With the Fed having cut rates by 75 basis points between September and November 2024; and likely to cut another 25 bps in December, the big question is about the RBI? Will the RBI also cut rates? The RBI avoided rate cuts in October, and may most likely avoid rate cuts in December also. The RBI governor had expressed concerns about rampant food inflation; but there are other reasons too. Here is a quick dekko at the key macro data points in last 6 months. 

Data
Month 
Retail
Inflation 
WPI
Inflation 
Infra
Growth 
IIP
Growth 
Trade
Deficit 
May-24  4.80%  2.74%  6.86%  6.25%  (23.78) bn 
Jun-24  5.08%  3.43%  5.00%  4.93%  (20.98) bn 
Jul-24  3.60%  2.10%  6.14%  4.70%  (23.50) bn 
Aug-24  3.65%  1.25%  -1.58%  -0.07%  (29.65) bn 
Sep-24  5.49%  1.84%  2.04%  3.09%  (20.78) bn 
Oct-24  6.21%  2.36%  N.R.  N.R.  (27.14) bn 

Data Source: MOSPI, DIPP, DGFT 

As you can see, the core sector (infra) and IIP data is not available for the latest month; which is because they report with a lag of one month. There are 3 broad ingredients that will go into the RBI rate decision viz. price stability, growth, and risk of imported inflation for the Indian economy. Let us look at proxies for each of these ingredients. 

A good proxy for price stability is the combination of retail and WPI inflation. In the last 3 months, the retail inflation and WPI inflation have shown a distinct uptrend. While the retail (CPI) inflation has been driven by higher food prices, it has surely hit household budgets. The higher WPI indicates that cost pressures for Indian companies could be elevated leading to lower operating margins. Growth had dipped in between, but does not seem to be a cause for concern yet. Regarding imported inflation, the trade deficit remains sticky at above $25 billion and that could push the current account deficit higher. In short, the risks of a rate cut, currently, outweighs any possible gains. 

Are RBI rate cuts off the agenda for December 2024?

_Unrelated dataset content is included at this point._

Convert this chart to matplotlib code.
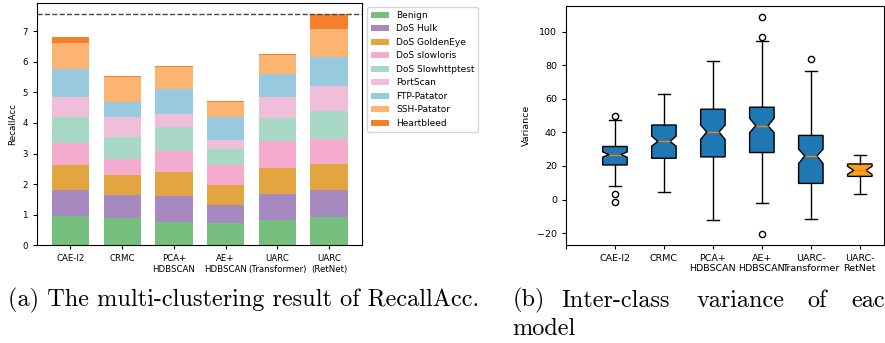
import matplotlib
matplotlib.use("Agg")
import matplotlib.pyplot as plt
import numpy as np

# ---- (a) stacked RecallAcc per class ----
models = ["CAE-l2", "CRMC", "PCA+\nHDBSCAN", "AE+\nHDBSCAN", "UARC\n(Transformer)", "UARC\n(RetNet)"]
classes = ["Benign", "DoS Hulk", "DoS GoldenEye", "DoS slowloris", "DoS Slowhttptest",
           "PortScan", "FTP-Patator", "SSH-Patator", "Heartbleed"]
benign = [0.96, 0.89, 0.77, 0.74, 0.84, 0.93]
dos_hulk = [0.85, 0.75, 0.84, 0.59, 0.85, 0.88]
dos_goldeneye = [0.82, 0.65, 0.78, 0.64, 0.85, 0.86]
dos_slowloris = [0.72, 0.52, 0.69, 0.64, 0.87, 0.81]
dos_slowhttptest = [0.83, 0.72, 0.78, 0.53, 0.76, 0.91]
portscan = [0.68, 0.65, 0.42, 0.31, 0.68, 0.82]
ftp_patator = [0.89, 0.50, 0.82, 0.74, 0.76, 0.95]
ssh_patator = [0.87, 0.81, 0.73, 0.51, 0.62, 0.91]
heartbleed = [0.20, 0.03, 0.02, 0.02, 0.03, 0.48]
class_colors = ["#77bf7f", "#a689bf", "#e2a53f", "#f4abcd", "#a8d9c6",
                "#efbfda", "#98c9df", "#fbb471", "#f57f2a"]

# ---- (b) inter-class variance boxes ----
box_labels = ["CAE-l2", "CRMC", "PCA+\nHDBSCAN", "AE+\nHDBSCAN", "UARC-\nTransformer", "UARC-\nRetNet"]
box_med = [26.8, 34.6, 40.2, 44.0, 26.0, 17.4]
box_q1 = [20.6, 24.6, 25.4, 28.0, 9.6, 13.8]
box_q3 = [31.6, 44.4, 53.8, 55.0, 38.2, 21.2]
box_cilo = [25.2, 31.8, 35.8, 39.8, 21.4, 15.0]
box_cihi = [28.4, 37.8, 44.4, 48.4, 30.0, 19.8]
box_whislo = [7.8, 4.4, -12.0, -2.0, -11.8, 3.4]
box_whishi = [47.6, 62.6, 82.6, 94.2, 76.6, 26.4]
box_fliers = [[50.0, 3.4, -1.4], [], [], [108.8, 96.8, -20.6], [83.6], []]

fig = plt.figure(figsize=(8.85, 3.43), dpi=100)

# left panel
ax1 = fig.add_axes([0.0418, 0.2848, 0.3678, 0.7072])
series = [benign, dos_hulk, dos_goldeneye, dos_slowloris, dos_slowhttptest,
          portscan, ftp_patator, ssh_patator, heartbleed]
x = np.arange(len(models))
bottom = np.zeros(len(models))
for name, vals, col in zip(classes, series, class_colors):
    ax1.bar(x, vals, 0.72, bottom=bottom, color=col, label=name)
    bottom += np.array(vals)
ax1.axhline(bottom.max(), color="#444444", linestyle="--", linewidth=1)
ax1.set_xticks(x)
ax1.set_xticklabels(models)
ax1.set_ylabel("RecallAcc", fontsize=6.3)
ax1.tick_params(length=3, labelsize=6.2)
ax1.legend(loc="upper left", bbox_to_anchor=(1.0, 1.0), fontsize=6.5)

# right panel
ax2 = fig.add_axes([0.6395, 0.2857, 0.3597, 0.6968])
stats = []
for i in range(len(box_labels)):
    stats.append(dict(med=box_med[i], q1=box_q1[i], q3=box_q3[i],
                      cilo=box_cilo[i], cihi=box_cihi[i],
                      whislo=box_whislo[i], whishi=box_whishi[i],
                      fliers=box_fliers[i], label=box_labels[i]))
pos = np.arange(1, len(box_labels) + 1)
bp = ax2.bxp(stats, positions=pos, widths=0.5, shownotches=True, patch_artist=True,
             flierprops=dict(marker="o", markersize=4.5, markerfacecolor="none"),
             medianprops=dict(color="#ff7f0e"))
for b in bp["boxes"]:
    b.set_facecolor("#1f77b4")
bp["boxes"][-1].set_facecolor("#f9a023")
ax2.set_xticks(range(len(box_labels) + 1))
ax2.set_xticklabels([""] + box_labels)
ax2.set_xlim(0, 6.5)
ax2.set_ylabel("Variance", fontsize=6.8)
ax2.tick_params(length=3, labelsize=6.8)

# sub-captions
cap = dict(fontfamily="cmr10", fontsize=17.5, va="baseline")
fig.text(8 / 885, 1 - 306.7 / 343, "(a) The multi-clustering result of RecallAcc.", **cap)
for word, px in [("(b)", 512.7), ("Inter-class", 561.7), ("variance", 696.7),
                 ("of", 807.7), ("eac", 851.7)]:
    fig.text(px / 885, 1 - 306.7 / 343, word, **cap)
fig.text(512.7 / 885, 1 - 335 / 343, "model", **cap)

fig.savefig("out.png", dpi=100)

While it is hard to predict the trajectory of RBI thinking, rate cuts in December 2024 look unlikely if you combine the current data and language of the last RBI MPC minutes. With high food inflation, rampant risk of imported inflation and limited growth risks; the RBI has neither the need nor the incentive to cut rates. By February 2025, there will be more data flows, but any rate cut in December monetary policy looks very remote!